Tuesday, January 28, 2020

Carnival


The proletariat never tire of saying how the bourgeois needs them, not the other way around. If that should be the case, then why do they stick around? As much as theories of false consciousness abound, they miss a crucial piece, which is the core relationship of the two. The rotten husband acts as though he retains all the power, his wife being a mere receptacle for him - if that were the case, then why is his wife still there?

Yang is eternally desiring to have itself dissolved into the ocean, to be lost in the maze. Yang is as water itself before flow, eternally hungry for emptiness to flow into. The proletariat desires the bourgeois as much as the reverse is true. The yin of the bourgeois requires the yang of the proletariat in order to fuel its empty conduits and pathways, but the yang of the proletariat just as much is constantly hungry for paths to inhabit. Yang can never remain still for very long, its nature being desiring eternal emptiness - empty land, virgin women, new paths, to tread upon.

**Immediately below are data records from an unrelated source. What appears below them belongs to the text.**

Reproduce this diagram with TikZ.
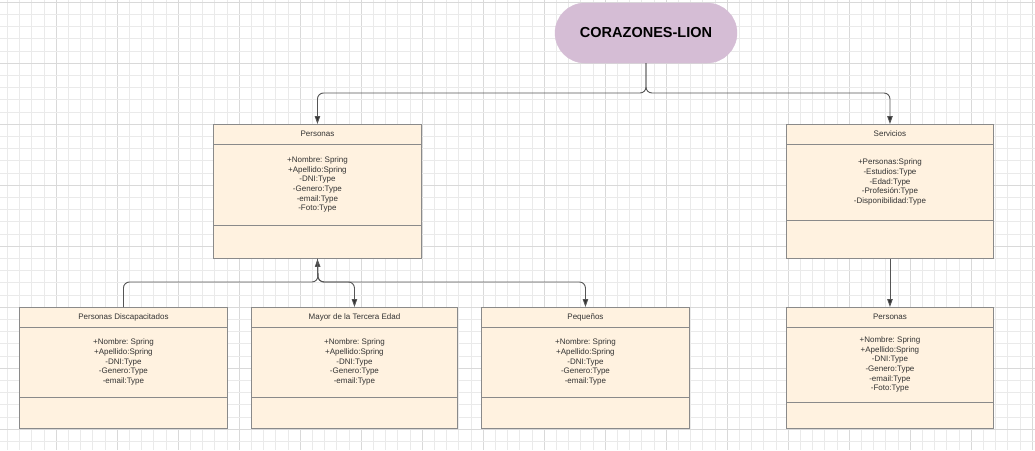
\documentclass[tikz,border=0pt]{standalone}
\usepackage{fontspec}
\setmainfont{Liberation Sans}
\frenchspacing
\usetikzlibrary{calc,arrows.meta}
\definecolor{boxfill}{HTML}{FFF2E0}
\definecolor{boxline}{HTML}{8A8A8A}
\definecolor{pillfill}{HTML}{D5BDD5}
\definecolor{txt}{HTML}{333333}
\definecolor{conncol}{HTML}{555555}
\definecolor{gridminor}{HTML}{EAEAEA}
\definecolor{gridmajor}{HTML}{D9D9D9}
\tikzset{
  box/.style={draw=boxline, fill=boxfill, line width=0.9pt, rectangle, inner sep=0pt},
  divline/.style={draw=boxline, line width=0.9pt},
  titletext/.style={font=\fontsize{8}{9.7}\selectfont, text=txt, inner sep=0pt},
  attrtext/.style={font=\fontsize{8}{9.7}\selectfont, text=txt, align=center, inner sep=0pt},
  pill/.style={fill=pillfill, draw=pillfill, rounded corners=30pt, minimum width=182pt, minimum height=60pt, font=\fontsize{14.5}{16}\selectfont\bfseries, text=black},
  conn/.style={draw=conncol, line width=0.9pt, rounded corners=6pt},
  tip/.style={-{Triangle[length=8pt,width=5.5pt,fill=txt]}}
}
\newcommand{\umlbox}[8]{%
  \node[box, minimum width=#4pt, minimum height=#5pt, anchor=north west] (#1) at (#2,#3) {};
  \draw[divline] ($(#1.north west)+(0,20)$) -- ($(#1.north east)+(0,20)$);
  \draw[divline] ($(#1.north west)+(0,#6)$) -- ($(#1.north east)+(0,#6)$);
  \node[titletext] (#1-t) at ($(#1.north)+(0,10)$) {#7};
  \node[attrtext] (#1-a) at ($(#1.north)+(0,{(20+#6)/2})$) {#8};
}
\begin{document}
\begin{tikzpicture}[x=1pt,y=-1pt]
\useasboundingbox (0,0) rectangle (1035,450);
\fill[white] (0,0) rectangle (1035,450);
% grid
\foreach \i in {0,...,84} {
  \pgfmathtruncatemacro\m{mod(\i,5)}
  \ifnum\m=4 \draw[gridmajor,line width=0.9pt] (7.5+12.2*\i,0) -- (7.5+12.2*\i,450);
  \else \draw[gridminor,line width=0.9pt] (7.5+12.2*\i,0) -- (7.5+12.2*\i,450); \fi
}
\foreach \i in {0,...,36} {
  \pgfmathtruncatemacro\m{mod(\i,5)}
  \ifnum\m=0 \draw[gridmajor,line width=0.9pt] (0,2.3+12.2*\i) -- (1035,2.3+12.2*\i);
  \else \draw[gridminor,line width=0.9pt] (0,2.3+12.2*\i) -- (1035,2.3+12.2*\i); \fi
}
% pill
\node[pill] (root) at (646,33) {CORAZONES-LION};
% boxes
\umlbox{personas}{213}{124}{208}{134}{101}{Personas}{+Nombre: Spring\\+Apellido:Spring\\-DNI:Type\\-Genero:Type\\-email:Type\\-Foto:Type}
\umlbox{servicios}{786}{124}{207}{134}{96}{Servicios}{+Personas:Spring\\-Estudios:Type\\-Edad:Type\\-Profesión:Type\\-Disponibilidad:Type}
\umlbox{disc}{19}{307}{208}{121}{90}{Personas Discapacitados}{+Nombre: Spring\\+Apellido:Spring\\-DNI:Type\\-Genero:Type\\-email:Type}
\umlbox{mayor}{251}{307}{206}{121}{90}{Mayor de la Tercera Edad}{+Nombre: Spring\\+Apellido:Spring\\-DNI:Type\\-Genero:Type\\-email:Type}
\umlbox{peq}{481}{307}{208}{121}{90}{Pequeños}{+Nombre: Spring\\+Apellido:Spring\\-DNI:Type\\-Genero:Type\\-email:Type}
\umlbox{personas2}{786}{307}{207}{121}{95}{Personas}{+Nombre: Spring\\+Apellido:Spring\\-DNI:Type\\-Genero:Type\\-email:Type\\-Foto:Type}
% junction coordinates
\coordinate (jtop) at (646,93);
\coordinate (jbot) at (318,282);
% connectors
\draw[conn,tip] (root.south) -- (root.south |- jtop) -| (personas.north);
\draw[conn,tip] (root.south) -- (root.south |- jtop) -| (servicios.north);
\draw[conn,tip] (disc.north) |- (jbot) -- (personas.south);
\draw[conn,tip] (personas.south) -- (jbot) -| (mayor.north);
\draw[conn,tip] (personas.south) -- (jbot) -| (peq.north);
\draw[conn,tip] (servicios.south) -- (personas2.north);
\end{tikzpicture}
\end{document}
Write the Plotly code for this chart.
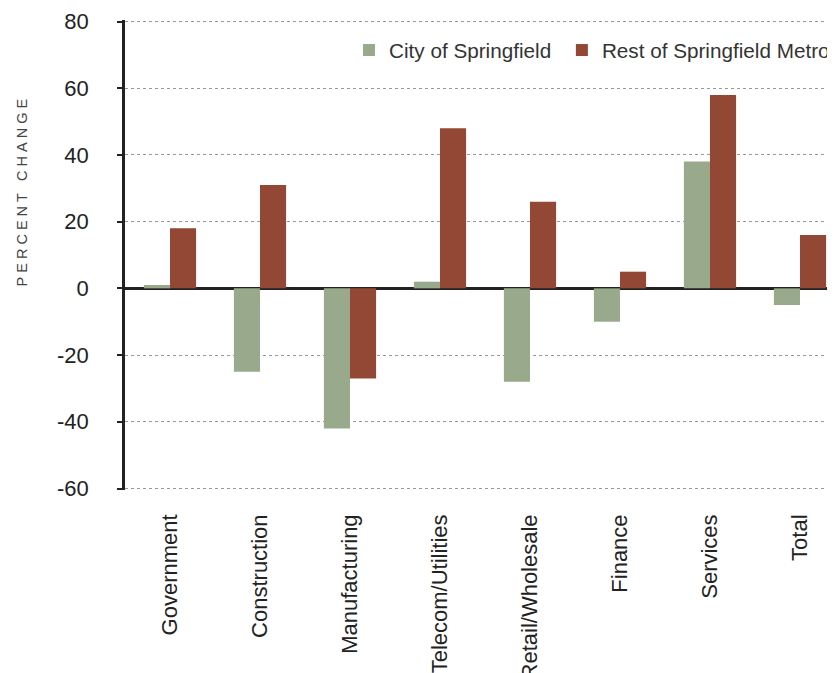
import plotly.graph_objects as go

categories = ["Government", "Construction", "Manufacturing", "Telecom/Utilities",
              "Retail/Wholesale", "Finance", "Services", "Total"]
city_values = [1, -25, -42, 2, -28, -10, 38, -5]
metro_values = [18, 31, -27, 48, 26, 5, 58, 16]
y_ticks = [-60, -40, -20, 0, 20, 40, 60, 80]
y_tick_labels = ["-60", "-40", "-20", "0", "20", "40", "60", "80"]
series_names = ["City of Springfield", "Rest of Springfield Metro"]

GREEN = "#98AA8B"
RED = "#934835"
FONT = "Liberation Sans, Arial, sans-serif"

fig = go.Figure()
fig.add_trace(go.Bar(x=categories, y=city_values, name=series_names[0] + "\u00a0",
                     marker=dict(color=GREEN, line=dict(width=0))))
fig.add_trace(go.Bar(x=categories, y=metro_values, name=series_names[1],
                     marker=dict(color=RED, line=dict(width=0))))

n = len(categories)
x_range = [-0.5, n - 0.611]
pad = 0.45
ymin, ymax = y_ticks[0] - pad, y_ticks[-1] + pad

fig.update_layout(
    width=835, height=673,
    margin=dict(l=117, r=8, t=12, b=191, autoexpand=False),
    paper_bgcolor="white", plot_bgcolor="white",
    barmode="group", bargap=0.42, bargroupgap=0,
    font=dict(family=FONT, color="#222"),
    showlegend=True,
    legend=dict(orientation="h", x=0.3155, xanchor="left", y=0.936, yanchor="middle",
                font=dict(family=FONT, size=20.7, color="#333"),
                bgcolor="rgba(0,0,0,0)", itemclick=False, tracegroupgap=0),
    xaxis=dict(type="category", range=x_range, showline=False, showgrid=False,
               ticks="", tickangle=-90, ticklabelstandoff=19, automargin=False,
               tickfont=dict(family=FONT, size=22, color="#222"), zeroline=False),
    xaxis2=dict(overlaying="x", anchor="free", position=(0 - ymin) / (ymax - ymin),
                range=x_range, tickmode="array",
                tickvals=[i + 0.5 for i in range(n - 1)], automargin=False,
                showticklabels=False, ticks="outside", ticklen=5, tickwidth=1.5,
                tickcolor="#333", showline=False, showgrid=False, zeroline=False),
    yaxis=dict(range=[ymin, ymax], tickmode="array", tickvals=y_ticks,
               ticktext=y_tick_labels, automargin=False,
               showline=True, linecolor="#222", linewidth=2.5,
               ticks="outside", ticklen=5, tickwidth=1.5, tickcolor="#222",
               ticklabelstandoff=24,
               tickfont=dict(family=FONT, size=22, color="#222"),
               showgrid=True, gridcolor="#999", gridwidth=1, griddash="dot",
               zeroline=True, zerolinecolor="#222", zerolinewidth=2.5),
)

title_text = "\u00a0".join(list("PERCENT")) + "\u00a0\u00a0\u00a0" + "\u00a0".join(list("CHANGE"))
fig.add_annotation(text=title_text, xref="paper", yref="paper",
                   x=-(117 - 14) / 710, y=0.633, textangle=-90,
                   showarrow=False, xanchor="center", yanchor="middle",
                   font=dict(family=FONT, size=14.5, color="#444"))

fig.write_html("out.html")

The John Birch Society in their Blue Book laid out the oncological theory of communism which can be seen in relation to quite a bit of the problems of statehood. In brief, the corpus of society can be seen as disintegrating in the same fashion as a body does when tumors begin to grow from the inside, its cells now growing into new shapes and form untenable to the regular organization of things. The problem of communism is a problem of abnormal growths, growths no longer performing their proper contextual order and thus turning into something profane to the social order, a new life form which operates on bacterial logic and has no inherent value except that which it can attain via parasitism on the host on which its emergent.

Orienting the cell into the proper position in its cortex is the purpose behind so much historical stratification by caste and class. The corpus can only function with clear lines drawn in order to delineate the pathways flows travel in predictable fashion. The corpus’ injuries are those which damage its ability to do this - gunshots tear open tissue and the contents spill out, as fields are salted and resources are thrown into a black hole of burning. The enemy army consumes resources as the cancer cell does, the patient wasting away as the growth forces first dibs on all available.

Bakhtin makes it clear that the Carnival was never a place of genuine revolution - and his description is underselling. The “pressure valve” theory is inaccurate too however, as there is no such thing. Psychological flows are never liquid, but generating. To give a “pressure valve” is in truth to crack a hole in a dam and hope it “vents” the pressure against the concrete - in actuality, it’s the first step of overthrow, giving an inch that becomes a mile as more and more flows down that channel.

The fascination with “the oldest fetish” in bestiality or pseudo-bestiality (various forms of “civilized-barbarian” pairings imagined through history, often in the context of hyper-sexual rape fantasies, sexualized to the point of their losing any relation except lack of diegetic consent with rape) is the same fascination as with the Carnival. The lord is never truly degraded, their degradation is a reaffirmation of the same status quo which they preside over and reinforce through the Carnival. The proletariat’s relationship as the providers of yang through the channels of the bourgeois’ yin are shown in full lurid detail as the Carnival takes place, the pseudo-bestiality imagined showing the highborn woman supposedly degraded, when in fact, all that occurs is the recreation of what underplays the existing hierarchy. The peasant fulfills his place at no single more explicit point than his supposed rape of the queen, marking her, pushing his energy into her, spilling himself out, slicing his veins open to her open mouth, her supposed humiliation leaving her solitary amidst the ruin of his withered jing-less husk.